*WHAT THE EXERCISE ASKS:* Omit all images. Write out the rest of the material exactly.
-- PROVIDED RECORDS start --
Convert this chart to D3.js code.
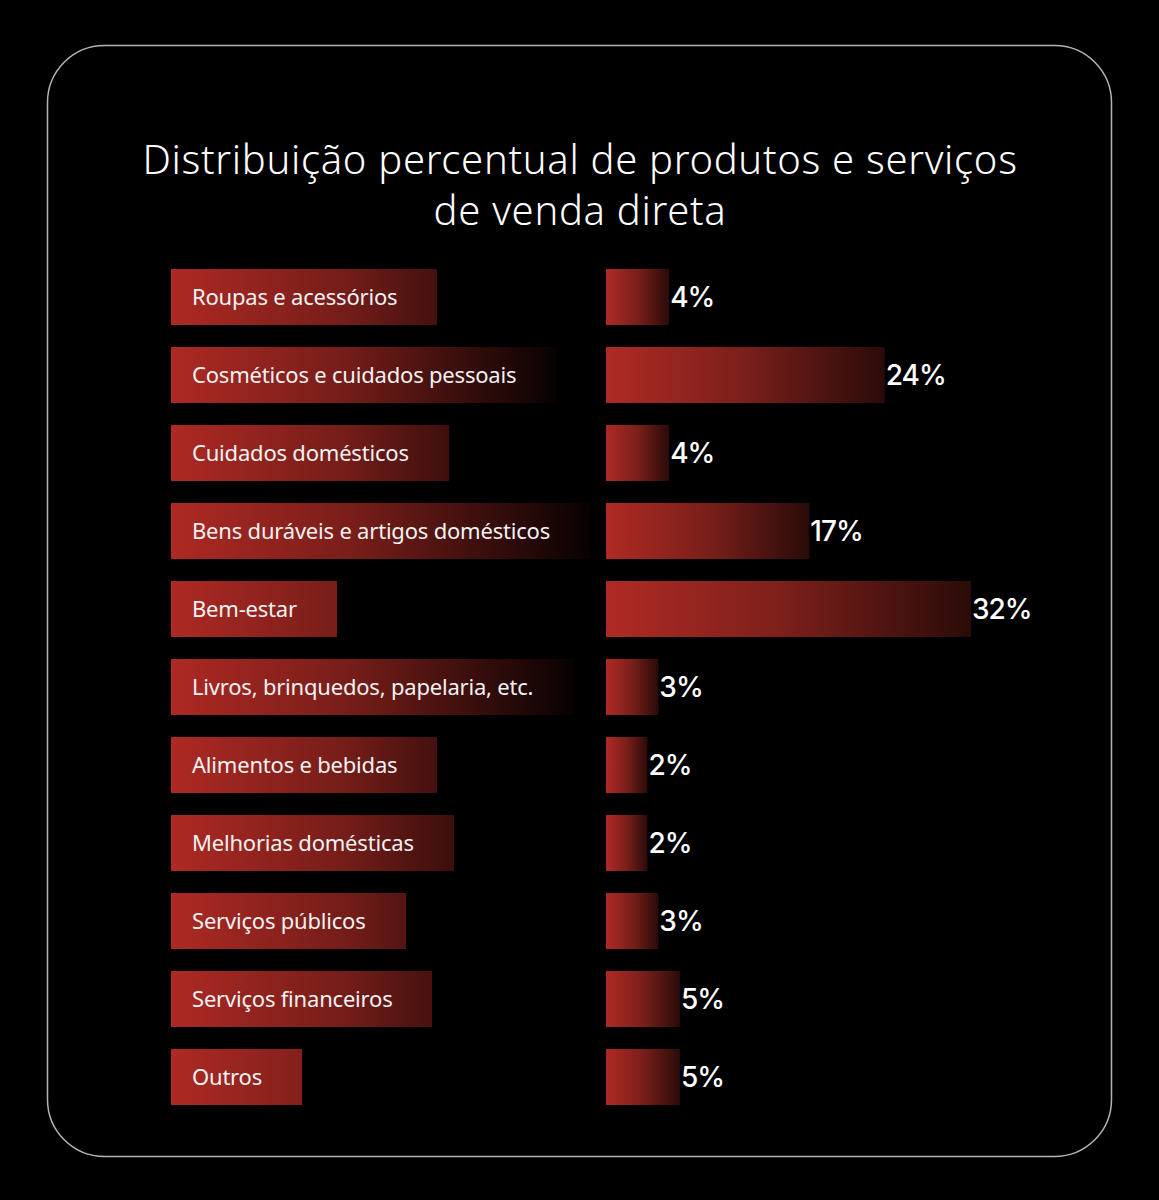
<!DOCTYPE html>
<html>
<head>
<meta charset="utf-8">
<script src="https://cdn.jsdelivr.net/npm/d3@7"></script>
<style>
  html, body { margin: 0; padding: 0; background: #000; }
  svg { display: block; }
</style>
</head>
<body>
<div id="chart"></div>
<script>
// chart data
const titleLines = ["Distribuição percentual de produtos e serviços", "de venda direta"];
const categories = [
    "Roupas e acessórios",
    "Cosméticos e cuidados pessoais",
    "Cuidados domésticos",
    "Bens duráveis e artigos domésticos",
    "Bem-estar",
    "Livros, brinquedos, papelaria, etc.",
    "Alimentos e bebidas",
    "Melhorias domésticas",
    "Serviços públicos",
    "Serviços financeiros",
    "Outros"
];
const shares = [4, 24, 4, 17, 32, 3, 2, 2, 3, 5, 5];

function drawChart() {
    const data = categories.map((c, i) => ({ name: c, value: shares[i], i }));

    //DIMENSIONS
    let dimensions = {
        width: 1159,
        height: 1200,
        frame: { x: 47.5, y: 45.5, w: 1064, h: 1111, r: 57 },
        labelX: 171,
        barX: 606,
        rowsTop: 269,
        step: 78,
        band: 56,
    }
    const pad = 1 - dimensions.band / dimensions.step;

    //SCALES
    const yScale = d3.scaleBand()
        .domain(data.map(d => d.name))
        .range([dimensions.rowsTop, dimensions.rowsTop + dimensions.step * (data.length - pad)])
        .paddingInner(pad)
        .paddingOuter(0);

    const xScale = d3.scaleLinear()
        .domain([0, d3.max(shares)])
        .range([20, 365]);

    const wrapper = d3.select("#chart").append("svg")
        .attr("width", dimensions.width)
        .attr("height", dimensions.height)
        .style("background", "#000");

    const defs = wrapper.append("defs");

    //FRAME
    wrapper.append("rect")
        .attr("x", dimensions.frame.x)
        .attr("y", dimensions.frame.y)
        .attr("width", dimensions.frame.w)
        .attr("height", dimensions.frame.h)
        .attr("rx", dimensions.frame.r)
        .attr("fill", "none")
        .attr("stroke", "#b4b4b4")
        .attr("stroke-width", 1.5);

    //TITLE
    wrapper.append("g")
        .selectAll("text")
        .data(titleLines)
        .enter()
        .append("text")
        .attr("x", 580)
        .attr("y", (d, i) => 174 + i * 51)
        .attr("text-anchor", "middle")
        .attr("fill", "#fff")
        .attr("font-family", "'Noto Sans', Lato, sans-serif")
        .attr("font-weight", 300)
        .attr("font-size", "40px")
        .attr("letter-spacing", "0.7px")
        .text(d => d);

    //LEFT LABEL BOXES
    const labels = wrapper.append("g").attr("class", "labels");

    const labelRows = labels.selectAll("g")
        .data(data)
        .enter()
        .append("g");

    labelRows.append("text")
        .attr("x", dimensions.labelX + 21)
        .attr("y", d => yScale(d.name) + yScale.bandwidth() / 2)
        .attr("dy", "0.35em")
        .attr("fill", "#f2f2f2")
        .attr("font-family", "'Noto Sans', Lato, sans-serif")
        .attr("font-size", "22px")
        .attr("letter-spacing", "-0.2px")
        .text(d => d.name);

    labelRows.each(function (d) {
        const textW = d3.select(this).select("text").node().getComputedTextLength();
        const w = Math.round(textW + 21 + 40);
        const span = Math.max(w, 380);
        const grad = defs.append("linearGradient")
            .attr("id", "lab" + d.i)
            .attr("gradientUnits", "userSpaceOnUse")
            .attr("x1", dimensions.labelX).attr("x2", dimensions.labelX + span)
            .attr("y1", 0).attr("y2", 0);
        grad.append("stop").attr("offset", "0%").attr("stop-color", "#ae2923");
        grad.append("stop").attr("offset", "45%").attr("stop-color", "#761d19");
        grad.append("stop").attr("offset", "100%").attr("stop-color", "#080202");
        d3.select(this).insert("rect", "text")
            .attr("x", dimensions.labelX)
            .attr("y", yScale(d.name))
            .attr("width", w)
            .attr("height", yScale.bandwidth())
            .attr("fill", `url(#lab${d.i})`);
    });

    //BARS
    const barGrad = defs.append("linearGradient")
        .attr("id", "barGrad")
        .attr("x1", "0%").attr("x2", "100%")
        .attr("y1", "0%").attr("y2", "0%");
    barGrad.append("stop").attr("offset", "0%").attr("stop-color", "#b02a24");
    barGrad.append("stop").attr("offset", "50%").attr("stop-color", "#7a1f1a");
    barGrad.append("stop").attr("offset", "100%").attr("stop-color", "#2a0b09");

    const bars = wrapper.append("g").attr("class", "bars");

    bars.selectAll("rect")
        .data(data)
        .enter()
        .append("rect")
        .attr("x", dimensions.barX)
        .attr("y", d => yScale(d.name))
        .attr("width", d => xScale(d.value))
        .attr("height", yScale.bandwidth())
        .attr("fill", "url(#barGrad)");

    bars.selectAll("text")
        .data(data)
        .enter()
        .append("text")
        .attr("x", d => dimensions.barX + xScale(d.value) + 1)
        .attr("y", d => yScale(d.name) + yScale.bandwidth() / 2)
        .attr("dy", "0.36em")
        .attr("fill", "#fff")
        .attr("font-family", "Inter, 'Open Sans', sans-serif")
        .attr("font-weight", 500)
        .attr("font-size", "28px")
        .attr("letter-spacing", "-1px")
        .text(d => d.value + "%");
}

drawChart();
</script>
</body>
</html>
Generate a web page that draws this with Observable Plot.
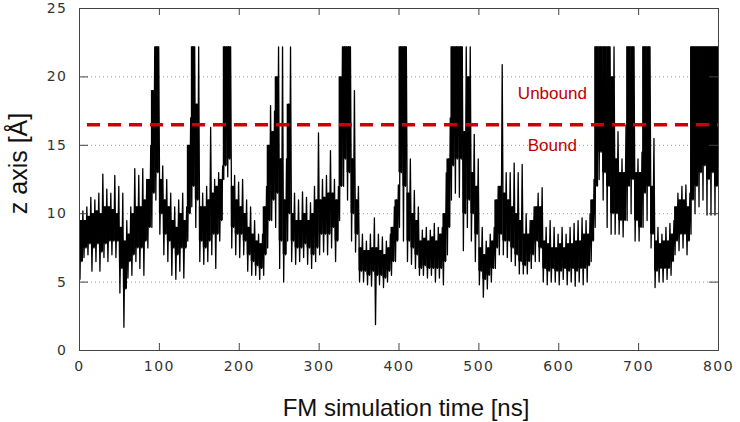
-- PROVIDED RECORDS end --
*ANSWER TO THE PROBLEM:*
Convert this chart to D3.js code.
<!DOCTYPE html>
<html>
<head>
<meta charset="utf-8">
<script src="https://cdn.jsdelivr.net/npm/d3@7"></script>
<style>
  html, body { margin: 0; padding: 0; background: #000; }
  svg { display: block; }
</style>
</head>
<body>
<div id="chart"></div>
<script>
// chart data
const titleLines = ["Distribuição percentual de produtos e serviços", "de venda direta"];
const categories = [
    "Roupas e acessórios",
    "Cosméticos e cuidados pessoais",
    "Cuidados domésticos",
    "Bens duráveis e artigos domésticos",
    "Bem-estar",
    "Livros, brinquedos, papelaria, etc.",
    "Alimentos e bebidas",
    "Melhorias domésticas",
    "Serviços públicos",
    "Serviços financeiros",
    "Outros"
];
const shares = [4, 24, 4, 17, 32, 3, 2, 2, 3, 5, 5];

function drawChart() {
    const data = categories.map((c, i) => ({ name: c, value: shares[i], i }));

    //DIMENSIONS
    let dimensions = {
        width: 1159,
        height: 1200,
        frame: { x: 47.5, y: 45.5, w: 1064, h: 1111, r: 57 },
        labelX: 171,
        barX: 606,
        rowsTop: 269,
        step: 78,
        band: 56,
    }
    const pad = 1 - dimensions.band / dimensions.step;

    //SCALES
    const yScale = d3.scaleBand()
        .domain(data.map(d => d.name))
        .range([dimensions.rowsTop, dimensions.rowsTop + dimensions.step * (data.length - pad)])
        .paddingInner(pad)
        .paddingOuter(0);

    const xScale = d3.scaleLinear()
        .domain([0, d3.max(shares)])
        .range([20, 365]);

    const wrapper = d3.select("#chart").append("svg")
        .attr("width", dimensions.width)
        .attr("height", dimensions.height)
        .style("background", "#000");

    const defs = wrapper.append("defs");

    //FRAME
    wrapper.append("rect")
        .attr("x", dimensions.frame.x)
        .attr("y", dimensions.frame.y)
        .attr("width", dimensions.frame.w)
        .attr("height", dimensions.frame.h)
        .attr("rx", dimensions.frame.r)
        .attr("fill", "none")
        .attr("stroke", "#b4b4b4")
        .attr("stroke-width", 1.5);

    //TITLE
    wrapper.append("g")
        .selectAll("text")
        .data(titleLines)
        .enter()
        .append("text")
        .attr("x", 580)
        .attr("y", (d, i) => 174 + i * 51)
        .attr("text-anchor", "middle")
        .attr("fill", "#fff")
        .attr("font-family", "'Noto Sans', Lato, sans-serif")
        .attr("font-weight", 300)
        .attr("font-size", "40px")
        .attr("letter-spacing", "0.7px")
        .text(d => d);

    //LEFT LABEL BOXES
    const labels = wrapper.append("g").attr("class", "labels");

    const labelRows = labels.selectAll("g")
        .data(data)
        .enter()
        .append("g");

    labelRows.append("text")
        .attr("x", dimensions.labelX + 21)
        .attr("y", d => yScale(d.name) + yScale.bandwidth() / 2)
        .attr("dy", "0.35em")
        .attr("fill", "#f2f2f2")
        .attr("font-family", "'Noto Sans', Lato, sans-serif")
        .attr("font-size", "22px")
        .attr("letter-spacing", "-0.2px")
        .text(d => d.name);

    labelRows.each(function (d) {
        const textW = d3.select(this).select("text").node().getComputedTextLength();
        const w = Math.round(textW + 21 + 40);
        const span = Math.max(w, 380);
        const grad = defs.append("linearGradient")
            .attr("id", "lab" + d.i)
            .attr("gradientUnits", "userSpaceOnUse")
            .attr("x1", dimensions.labelX).attr("x2", dimensions.labelX + span)
            .attr("y1", 0).attr("y2", 0);
        grad.append("stop").attr("offset", "0%").attr("stop-color", "#ae2923");
        grad.append("stop").attr("offset", "45%").attr("stop-color", "#761d19");
        grad.append("stop").attr("offset", "100%").attr("stop-color", "#080202");
        d3.select(this).insert("rect", "text")
            .attr("x", dimensions.labelX)
            .attr("y", yScale(d.name))
            .attr("width", w)
            .attr("height", yScale.bandwidth())
            .attr("fill", `url(#lab${d.i})`);
    });

    //BARS
    const barGrad = defs.append("linearGradient")
        .attr("id", "barGrad")
        .attr("x1", "0%").attr("x2", "100%")
        .attr("y1", "0%").attr("y2", "0%");
    barGrad.append("stop").attr("offset", "0%").attr("stop-color", "#b02a24");
    barGrad.append("stop").attr("offset", "50%").attr("stop-color", "#7a1f1a");
    barGrad.append("stop").attr("offset", "100%").attr("stop-color", "#2a0b09");

    const bars = wrapper.append("g").attr("class", "bars");

    bars.selectAll("rect")
        .data(data)
        .enter()
        .append("rect")
        .attr("x", dimensions.barX)
        .attr("y", d => yScale(d.name))
        .attr("width", d => xScale(d.value))
        .attr("height", yScale.bandwidth())
        .attr("fill", "url(#barGrad)");

    bars.selectAll("text")
        .data(data)
        .enter()
        .append("text")
        .attr("x", d => dimensions.barX + xScale(d.value) + 1)
        .attr("y", d => yScale(d.name) + yScale.bandwidth() / 2)
        .attr("dy", "0.36em")
        .attr("fill", "#fff")
        .attr("font-family", "Inter, 'Open Sans', sans-serif")
        .attr("font-weight", 500)
        .attr("font-size", "28px")
        .attr("letter-spacing", "-1px")
        .text(d => d.value + "%");
}

drawChart();
</script>
</body>
</html>
Generate a web page that draws this with Observable Plot.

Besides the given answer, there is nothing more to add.